Unfortunately, the Pakistan Peoples Party (PPP) of assassinated Benazir Bhutto hesitated on the question and ultimately decided not to support the demand of restoration of judges. It paid the price in Punjab where, despite the wave of sympathy following Bhutto's murder, the PPP was unable to capitalise fully the anti-Musharraf vote.
The masses have spoken. Now the leaders of the PPP and PMLN have to act accordingly. They must demand the immediate resignation of Musharraf. They must take up the question of the restoration of the judges immediately. They must not share power with Musharraf.
They must change the economic priorities of the Musharraf era – the implementation of the neoliberal agenda. The masses have suffered a lot because of these polices. There have been unprecedented price hikes because of the so-called free market policies. Musharraf has acted upon every [word of] advice from the IMF and World Bank. His tall claim of economic growth stands absolutely exposed.
I wrote an article, “Can Musharraf Survive?’’ on January 25, 2008. It starts, “It seems that Musharraf is on his last leg. He has become the most detested and despicable president in the history of Pakistan. No longer are there progressives, liberals or moderates in his camp. His enlightened moderation has been buried with the passage of time.’’ It goes on, “The Pakistan Muslim League Q (PMLQ), Musharraf's favorite, is in absolute crisis after the recent shortages of food items, electricity and gas. The PMLQ candidates are the target of anti-Musharraf consciousness. The general perception is that if you are against Musharraf, do not vote for the PMLQ. Following Benazir's assassination, the wave of sympathy has opposed the PMLQ. Unless there is an all-out rigging of the election, there is no guarantee that Musharraf-supported candidates will win the election. If the Pakistan Peoples Party and Pakistan Muslim League-Nawaz (PMLN) candidates gain a majority in the next parliament, Musharraf will find it very difficult to repeat what he did following the 2002 election, when he bribed many PMLN and PPP parliamentarians to join hands with the PMLQ to form a majority government.’’

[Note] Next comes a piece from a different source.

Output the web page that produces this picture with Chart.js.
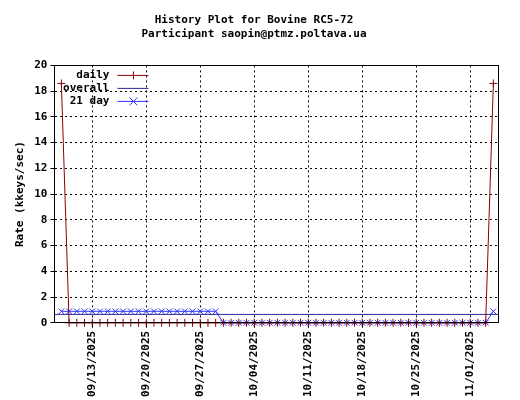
<!DOCTYPE html>
<html><head><meta charset="utf-8">
<script src="https://cdn.jsdelivr.net/npm/chart.js@4"></script>
<style>html,body{margin:0;background:#fff}#w{width:520px;height:400px}</style>
</head><body><div id="w"><canvas id="c"></canvas></div>
<script>
const startDate = "09/09/2025";
const dayIndex = [0,1,2,3,4,5,6,7,8,9,10,11,12,13,14,15,16,17,18,19,20,21,22,23,24,25,26,27,28,29,30,31,32,33,34,35,36,37,38,39,40,41,42,43,44,45,46,47,48,49,50,51,52,53,54,55,56];
const daily = [18.6,0,0,0,0,0,0,0,0,0,0,0,0,0,0,0,0,0,0,0,0,0,0,0,0,0,0,0,0,0,0,0,0,0,0,0,0,0,0,0,0,0,0,0,0,0,0,0,0,0,0,0,0,0,0,0,18.6];
const day21 = [0.89,0.89,0.89,0.89,0.89,0.89,0.89,0.89,0.89,0.89,0.89,0.89,0.89,0.89,0.89,0.89,0.89,0.89,0.89,0.89,0.89,0,0,0,0,0,0,0,0,0,0,0,0,0,0,0,0,0,0,0,0,0,0,0,0,0,0,0,0,0,0,0,0,0,0,0,0.89];
const overallValue = 0.65;
const tickDays = [4,11,18,25,32,39,46,53];
const tickLabels = ["09/13/2025","09/20/2025","09/27/2025","10/04/2025","10/11/2025","10/18/2025","10/25/2025","11/01/2025"];
const yTicks = [0,2,4,6,8,10,12,14,16,18,20];
const font = "'DejaVu Sans Mono', monospace";

const legendPlugin = {
  id:'lg',
  afterDraw(ch){
    const c=ch.ctx, a=ch.chartArea;
    c.save();
    c.strokeStyle="#000"; c.lineWidth=1; c.setLineDash([]);
    c.strokeRect(Math.round(a.left)+0.5,Math.round(a.top)+0.5,Math.round(a.right-a.left),Math.round(a.bottom-a.top));
    const items=[["daily","#8b0000","plus"],["overall","#2a2a9a","none"],["21 day","#3333ff","x"]];
    c.font="bold 11px "+font; c.textAlign="right"; c.textBaseline="middle";
    items.forEach((it,i)=>{
      const y=a.top+10+i*13;
      c.fillStyle="#000"; c.fillText(it[0],a.left+55,y);
      c.strokeStyle=it[1];
      c.beginPath(); c.moveTo(a.left+63,y); c.lineTo(a.left+94,y); c.stroke();
      const m=a.left+79;
      if(it[2]==="plus"){c.beginPath();c.moveTo(m,y-4);c.lineTo(m,y+4);c.stroke();}
      if(it[2]==="x"){c.beginPath();c.moveTo(m-4,y-4);c.lineTo(m+4,y+4);c.moveTo(m+4,y-4);c.lineTo(m-4,y+4);c.stroke();}
    });
    c.restore();
  }
};

new Chart(document.getElementById('c'),{
  type:'line',
  data:{datasets:[
    {label:'daily',data:dayIndex.map((d,i)=>({x:d,y:daily[i]})),borderColor:'#8b0000',borderWidth:1,pointStyle:'cross',pointRadius:4,pointBorderColor:'#8b0000',pointBorderWidth:1,tension:0,clip:false},
    {label:'overall',data:[{x:-0.9,y:overallValue},{x:56.6,y:overallValue}],borderColor:'#2a2a9a',borderWidth:1,pointRadius:0,tension:0},
    {label:'21 day',data:dayIndex.map((d,i)=>({x:d,y:day21[i]})),borderColor:'#3333ff',borderWidth:1,pointStyle:'crossRot',pointRadius:4,pointBorderColor:'#3333ff',pointBorderWidth:1,tension:0,clip:false}
  ]},
  options:{
    responsive:true,maintainAspectRatio:false,animation:false,
    layout:{padding:{right:22,top:2,left:10}},
    plugins:{
      legend:{display:false},tooltip:{enabled:false},
      title:{display:true,text:["History Plot for Bovine RC5-72","Participant saopin@ptmz.poltava.ua"],color:'#000',font:{family:font,size:11,weight:'bold',lineHeight:1.2},padding:{top:12,bottom:25}}
    },
    scales:{
      x:{type:'linear',min:-0.9,max:56.6,
        afterBuildTicks:s=>{s.ticks=tickDays.map(v=>({value:v}));},
        ticks:{callback:(v)=>tickLabels[tickDays.indexOf(v)],maxRotation:90,minRotation:90,color:'#000',font:{family:font,size:11,weight:'bold'},autoSkip:false},
        grid:{color:'#000',lineWidth:1,tickLength:5,drawTicks:true},
        border:{color:'#000',dash:[2,3]}
      },
      y:{min:0,max:20,
        afterBuildTicks:s=>{s.ticks=yTicks.map(v=>({value:v}));},
        ticks:{color:'#000',font:{family:font,size:11,weight:'bold'}},
        grid:{color:'#000',lineWidth:1,tickLength:4},
        border:{color:'#000',dash:[2,3]},
        title:{display:true,text:'Rate (kkeys/sec)',color:'#000',font:{family:font,size:11,weight:'bold'}}
      }
    }
  },
  plugins:[legendPlugin]
});
</script></body></html>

It ends on this note, “Boycott, or no boycott, the future scenario seems more and more problematic for Musharraf. His departure seems written on the front door of every home.’’
We had understood the processes that were going on among the working class in Pakistan. Unfortunately, the Labour Party Pakistan (LPP) does not have the mass base to bring this anti-Musharraf consciousness to its conclusion: the end of capitalism and feudalism and for a socialist Pakistan.
The LPP along with other left parties will continue to press demands for the total isolation of the military from politics. Those responsible for atrocities under military dictatorships should be brought before peoples' courts: real accountability for the generals in politics.
The vote on February 18 is a vote of no confidence in Musharraf's policies. The PPP and PMLN must change the economic policies of Musharraf. Otherwise, after a brief honeymoon period, they will be seen as those who have betrayed the wishes of masses.
The parties of the rich and the capitalists, the PPP and PMLN, have been able to capitalise on the anti-Musharraf feelings of the masses. They cannot go very far against the diktats of the IMF and World Bank. There is no other alternative but to build a party of the working class. That is what Labour Party Pakistan is all about.